For instance, you can say, “Alexa, ask Kayak: where can I go for $400?”
And Alexa will respond, “Kayak’s data suggests that 400 could get you to Los Angeles, San Francisco or Seattle.” And any inquies will be reflected right on Amazon’s mobile app for Alexa. While the Alexa app can give you quotes for hotels and flights, it doesn’t yet include the ability to book them, the company said, but it’s looking into that for future iterations.
In an interview with BostInno, Kayak CTO Giorgos Zacharia says work on the Alexa app—called a “skill” by Amazon—was not the result of market research or noticing that the Amazon Echo was selling like hot cakes. Instead, “it was basically responding to the intensity of one Kayak employee”—Karadimitriou, in this case.

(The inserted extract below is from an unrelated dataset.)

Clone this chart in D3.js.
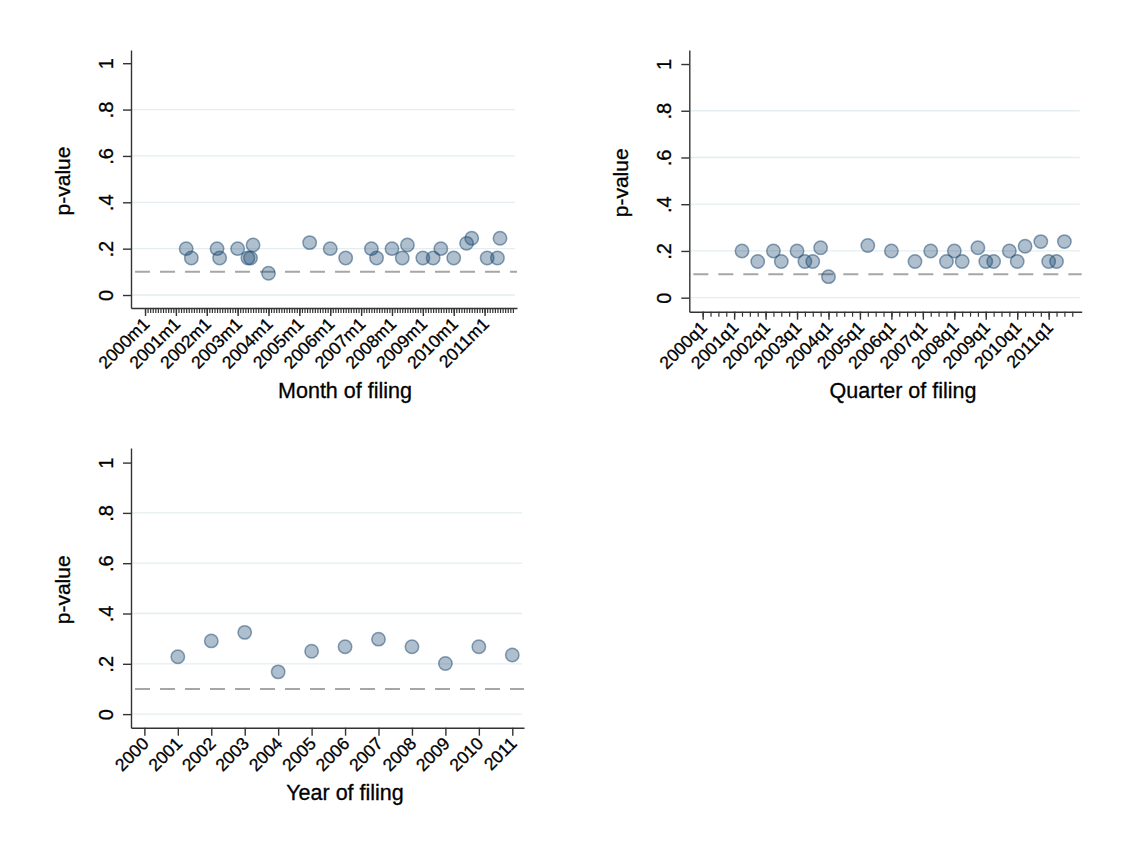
<!DOCTYPE html>
<html>
<head>
<meta charset="utf-8">
<script src="https://cdn.jsdelivr.net/npm/d3@7"></script>
<style>
  body { margin: 0; background: #fff; }
  svg text { font-family: Arial, "Liberation Sans", sans-serif; stroke: #000; stroke-width: 0.3px; }
</style>
</head>
<body>
<svg id="chart" width="1146" height="842"></svg>
<script>
// p-values by month of filing
const monthDates = ['2001m5', '2001m7', '2002m5', '2002m6', '2003m1', '2003m5', '2003m6', '2003m7',
    '2004m1', '2005m5', '2006m1', '2006m7', '2007m5', '2007m7', '2008m1', '2008m5', '2008m7',
    '2009m1', '2009m5', '2009m8', '2010m1', '2010m6', '2010m8', '2011m2', '2011m6', '2011m7'];
const monthPvals = [0.20, 0.16, 0.20, 0.16, 0.20, 0.16, 0.16, 0.216,
    0.094, 0.226, 0.20, 0.16, 0.20, 0.16, 0.20, 0.16, 0.216,
    0.16, 0.16, 0.20, 0.16, 0.223, 0.245, 0.16, 0.16, 0.245];

// p-values by quarter of filing
const quarterDates = ['2001q2', '2001q4', '2002q2', '2002q3', '2003q1', '2003q2', '2003q3', '2003q4',
    '2004q1', '2005q2', '2006q1', '2006q4', '2007q2', '2007q4', '2008q1', '2008q2', '2008q4',
    '2009q1', '2009q2', '2009q4', '2010q1', '2010q2', '2010q4', '2011q1', '2011q2', '2011q3'];
const quarterPvals = [0.20, 0.155, 0.20, 0.155, 0.20, 0.155, 0.155, 0.214,
    0.09, 0.223, 0.20, 0.155, 0.20, 0.155, 0.20, 0.155, 0.214,
    0.155, 0.155, 0.20, 0.155, 0.22, 0.24, 0.155, 0.155, 0.24];

// p-values by year of filing
const years = [2001, 2002, 2003, 2004, 2005, 2006, 2007, 2008, 2009, 2010, 2011];
const yearPvals = [0.228, 0.291, 0.325, 0.168, 0.25, 0.268, 0.298, 0.268, 0.201, 0.268, 0.235];

const labelYears = d3.range(2000, 2012);
const yTicks = [0, 0.2, 0.4, 0.6, 0.8, 1];
const gridTicks = [0, 0.2, 0.4, 0.6, 0.8];
const threshold = 0.1;

const navy = '#1a476f';
const font = 'Arial, "Liberation Sans", sans-serif';
const svg = d3.select('#chart');

const parseMonth = s => { const [y, m] = s.split('m'); return (+y - 2000) * 12 + (+m - 1); };
const parseQuarter = s => { const [y, q] = s.split('q'); return (+y - 2000) * 4 + (+q - 1); };
const fmtP = d => d === 0 ? '0' : d === 1 ? '1' : d3.format('.1f')(d).replace(/^0/, '');

function panel(cfg) {
    const { x, y, xAxisY, yAxisX, points, majors, minors, majorLabel, xTitle, titleX, titleY } = cfg;
    const g = svg.append('g');

    // grid
    g.selectAll('line.grid')
        .data(gridTicks)
        .enter().append('line')
            .attr('x1', yAxisX + 1)
            .attr('x2', x.range()[1] - 2)
            .attr('y1', d => y(d))
            .attr('y2', d => y(d))
            .attr('stroke', '#e4eef1')
            .attr('stroke-width', 1.3);

    // p = .1 reference
    g.append('line')
        .attr('x1', yAxisX + 4)
        .attr('x2', x.range()[1])
        .attr('y1', y(threshold))
        .attr('y2', y(threshold))
        .attr('stroke', '#a6a6a6')
        .attr('stroke-width', 2)
        .attr('stroke-dasharray', '15,10');

    // y axis
    const yAxis = g.append('g')
        .attr('transform', `translate(${yAxisX},0)`)
        .call(d3.axisLeft(y).tickValues(yTicks).tickFormat(fmtP).tickSize(8).tickSizeOuter(0))
        .attr('font-family', font);
    yAxis.select('.domain').attr('stroke', '#333').attr('stroke-width', 1.4);
    yAxis.selectAll('.tick line').attr('stroke', '#333').attr('stroke-width', 1.4);
    yAxis.selectAll('.tick text')
        .attr('x', null).attr('dy', null)
        .attr('transform', 'translate(-18,0) rotate(-90)')
        .attr('text-anchor', 'middle')
        .style('font-size', '20px')
        .attr('fill', '#000');

    // x axis: minor ticks
    g.append('g')
        .attr('transform', `translate(0,${xAxisY})`)
        .call(d3.axisBottom(x).tickValues(minors).tickFormat('').tickSize(5).tickSizeOuter(0))
        .call(s => s.select('.domain').remove())
        .selectAll('.tick line').attr('stroke', '#333').attr('stroke-width', 1.2);

    // x axis: major ticks
    const xAxis = g.append('g')
        .attr('transform', `translate(0,${xAxisY})`)
        .call(d3.axisBottom(x).tickValues(majors).tickFormat(majorLabel).tickSize(8).tickSizeOuter(0))
        .attr('font-family', font);
    xAxis.select('.domain').attr('stroke', '#333').attr('stroke-width', 1.4);
    xAxis.selectAll('.tick line').attr('stroke', '#333').attr('stroke-width', 1.4);
    xAxis.selectAll('.tick text')
        .attr('y', null).attr('dy', null)
        .attr('transform', 'translate(5,17) rotate(-45)')
        .attr('text-anchor', 'end')
        .style('font-size', '17.5px')
        .attr('fill', '#000');

    // markers
    g.selectAll('circle.pt')
        .data(points)
        .enter().append('circle')
            .attr('cx', d => x(d.x))
            .attr('cy', d => y(d.p))
            .attr('r', 6.7)
            .attr('fill', navy)
            .attr('fill-opacity', 0.35)
            .attr('stroke', navy)
            .attr('stroke-opacity', 0.5)
            .attr('stroke-width', 1.5);

    // titles
    g.append('text')
        .attr('transform', `translate(${yAxisX - 61},${(y.range()[0] + y.range()[1]) / 2 + 2}) rotate(-90)`)
        .attr('text-anchor', 'middle')
        .style('font-size', '21px')
        .attr('fill', '#000')
        .text('p-value');

    g.append('text')
        .attr('x', titleX)
        .attr('y', titleY)
        .attr('text-anchor', 'middle')
        .style('font-size', '21.5px')
        .attr('fill', '#000')
        .text(xTitle);
}

// month panel
panel({
    x: d3.scaleLinear().domain([-5.45, 144.6]).range([131, 517]),
    y: d3.scaleLinear().domain([-0.056, 1.057]).range([308, 50]),
    xAxisY: 308, yAxisX: 131,
    points: monthDates.map((d, i) => ({ x: parseMonth(d), p: monthPvals[i] })),
    majors: labelYears.map(yr => parseMonth(yr + 'm1')),
    minors: d3.range(0, 144),
    majorLabel: d => `${2000 + d / 12}m1`,
    xTitle: 'Month of filing', titleX: 345, titleY: 398
});

// quarter panel
panel({
    x: d3.scaleLinear().domain([-1.7, 48.2]).range([689.3, 1081.7]),
    y: d3.scaleLinear().domain([-0.06, 1.06]).range([311.7, 50]),
    xAxisY: 311.7, yAxisX: 689.3,
    points: quarterDates.map((d, i) => ({ x: parseQuarter(d), p: quarterPvals[i] })),
    majors: labelYears.map(yr => parseQuarter(yr + 'q1')),
    minors: d3.range(0, 48),
    majorLabel: d => `${2000 + d / 4}q1`,
    xTitle: 'Quarter of filing', titleX: 903, titleY: 398
});

// year panel
panel({
    x: d3.scaleLinear().domain([1999.6, 2011.35]).range([131, 524]),
    y: d3.scaleLinear().domain([-0.054, 1.058]).range([727.7, 448]),
    xAxisY: 727.7, yAxisX: 131,
    points: years.map((d, i) => ({ x: d, p: yearPvals[i] })),
    majors: labelYears,
    minors: [],
    majorLabel: d => String(d),
    xTitle: 'Year of filing', titleX: 345, titleY: 800
});
</script>
</body>
</html>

After having initial discussions in December, Zacharia says Kayak’s team started working on the project in early March. That may not sound like a lot of time to work on a product that came out only today, but Zacharia says the foundations for a voice-powered app were already there with natural language processing and machine learning technologies that have been developed for Kayak’s text-messaging service that launched in December and a Kayak bot for Slack that launched in March.
It was basically responding to the intensity of one Kayak employee.
“We realized that many of our users, especially younger ones, spend so much time in text platforms, and we saw how WeChat became like an internet operating system for China so we thought we should be there as well,” Zacharia says.
Matthias Keller, Kayak’s chief scientist, says Amazon’s Alexa team in Seattle also provided plenty of support to Kayak in the development of its Alexa app, starting with onboarding and going all the way through internal testing and certification.
“It was a great opportunity because if you have something that is there for many years like iOS development, you can read all of these best practices on the internet,” Keller says, “but this is so new, and working with Amazon opened so many important thoughts for us on things to take care for,” like when Alexa doesn’t properly interpret a query.